Cleansed deals with some controversial subject matter. Tell us a little bit about it, where you got the idea for the play.
Well I get all my subject matter from the real world in one way or another. In America you are considered Black if you have one drop of black blood and are expected to embrace your black identity. One of the reasons that I wrote this play is to question that assumption. Why can't someone who's bi-racial choose to embrace their white identity? They're just as white as they are Black. It's not just about black and white. It could go for anyone who's bi-racial.
The issue of race figures prominently in your work. What's the importance of that topic to you, as both a writer and a citizen?

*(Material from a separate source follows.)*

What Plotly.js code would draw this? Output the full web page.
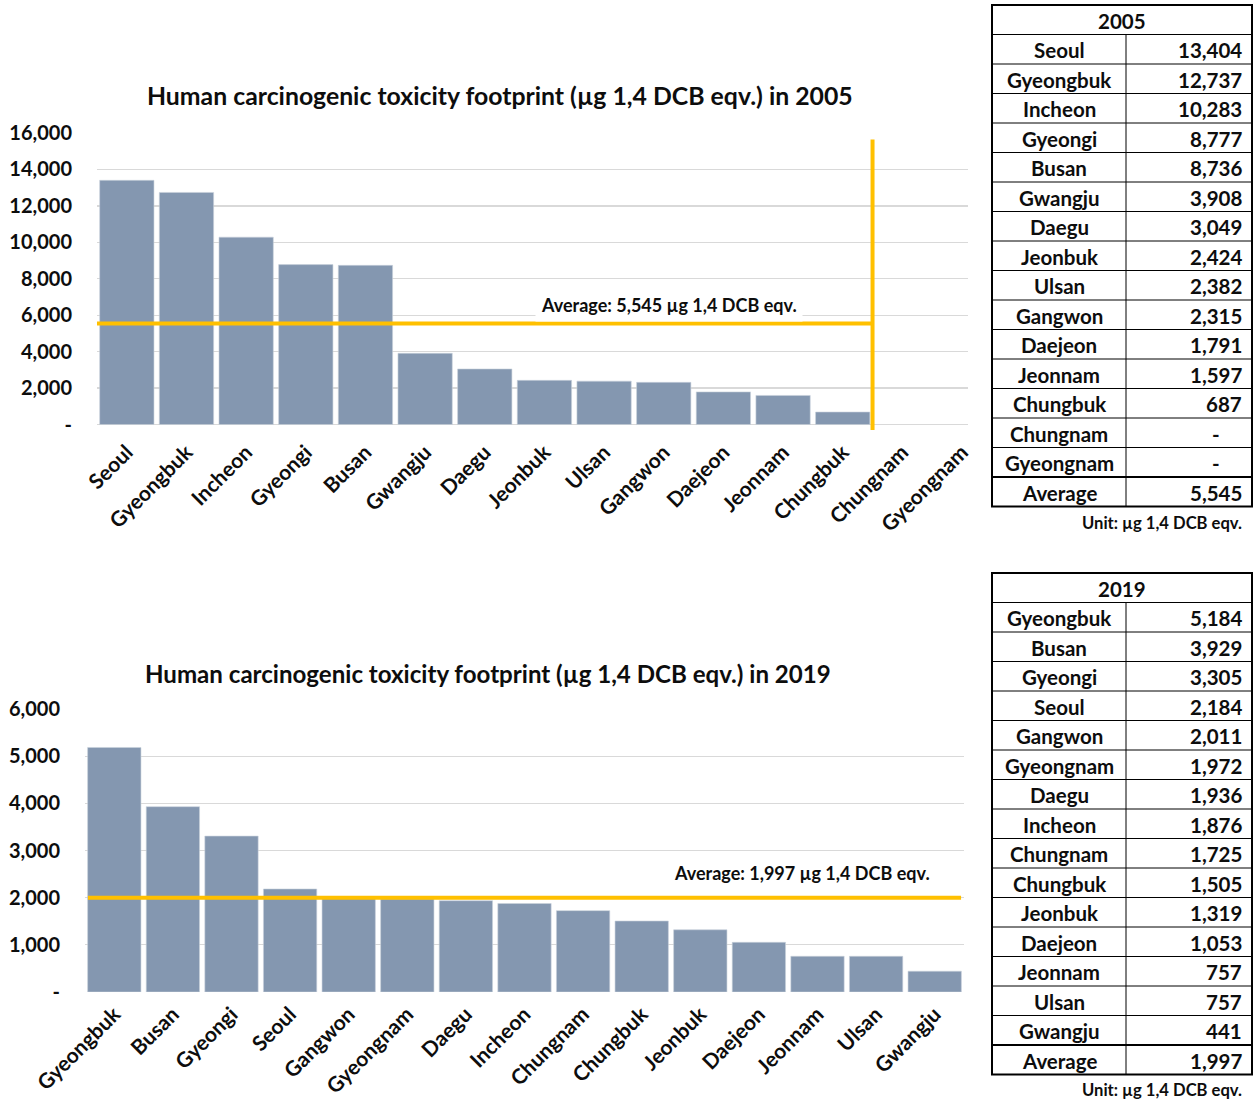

When I first started writing I didn't write about race at all. I wasn't very interested in the issue. However, when I was in graduate school I realized that I could explore this subject matter in ways that others couldn't, so I became very interested. I'm especially intrigued by the aspects of race that we don't talk about in our society, especially in the theater. Many theaters want work that's affirming of race in some way, plays that focus on "Let's all hold hands and get along" multiculturalism. I also find that many theaters are interested in seeing plays that focus on how the white man kept the Black man down and/or show Black people's struggle in the ghetto.
I'm not very interested in those things. Coming from an upper-middle class backround I am more interested in Black middle class life today. Not in a fairy tale American dream sort of way, but in a way that focuses on the things that no one talks about. This clearly comes through in Cleansed. In Cleansed the Black father is a doctor who is married to a white woman, dealing with the issues of their bi-racial daughter. This is a truer portrait of how the middle class grapples with racism in the twenty first century. Different problems arise as we become a much more integrated society. I also deal with this issue in my play Purity, which follows a Black Professor of Romantic Literature at an Ivy League University.
My newest play Dawn has nothing to do with race. I just follow my interests.
You graduated from college with two Bachelor's degrees: one in Playwriting, and one in Sociology. Why two degrees, and why Sociology?
I got the degree in Playwriting for obvious reasons. I got the degree in Sociology because I had this fantastical notion that I might want to go to law school one day. I was hedging my bets.
I understand your mother was very influential in steering you towards the arts. How so?
My mother has always wanted me to be an artist. She sent me to this grammer school called Far Brook School in Short Hills, NJ. We spent half the day focused on academics and half the day focused on art. I played the role of Macbeth in the 7th grade! We studied a lot of Shakespeare there. I owe her a lot for encouraging me to go into a field that is very unpractical. I think my father thought that I was insane for majoring in playwriting. "Why are we paying 34,000 dollars a year for you to major in playwriting!" My dad's an engineer. I think that he wholly supports my career now, but he and my stepmother are always trying to encourage me to write plays that are more mainstream.
My mom often comes to every performance of my plays. She's very supportive.
You studied playwriting with two very notable writers, Mac Wellman and Chiori Miyagawa. What was it like to study with them and how have each of them influenced your writing?
When I was in high school I was told that I couldn't write the plays that I write because they're too offensive. It didn't make me change how I wrote, but I wondered whether my high school drama teacher was right. Chiori was the first person who really encouraged me to keep going down the path that I was on with my writing.
And Mac Wellman taught me how to be completely free with what I wrote. He's also helped me in inumerable ways with the practical aspects of being an artist. I owe both Mac and Chiori a great deal.
You've also acted in plays by both Richard Maxwell and Young Jean Lee. What were those experiences like?
I think that in order to be a really good playwright, you have to understand acting. Working with Rich and Young Jean were very fulfilling and demanding experiences. They're both awesome people and awesome to work with.
You've recently been hailed as a playwright to keep an eye on by both Time Out New York and The Village Voice, and you were nominated for a New York Innovative Theatre Award for Cleansed. How do you feel about all this attention?
I want more.
What have you got coming up next?
There will be a reading of my new play, Dawn, at New York THeater Workshop on Janury 28th at 3pm. Anne Kauffman is directing. My play Strom Thurmond Is Not A Racist is being produced in Los Angeles in June.
Interview with Thomas Bradshaw was conducted by Michael Criscuolo January 2008.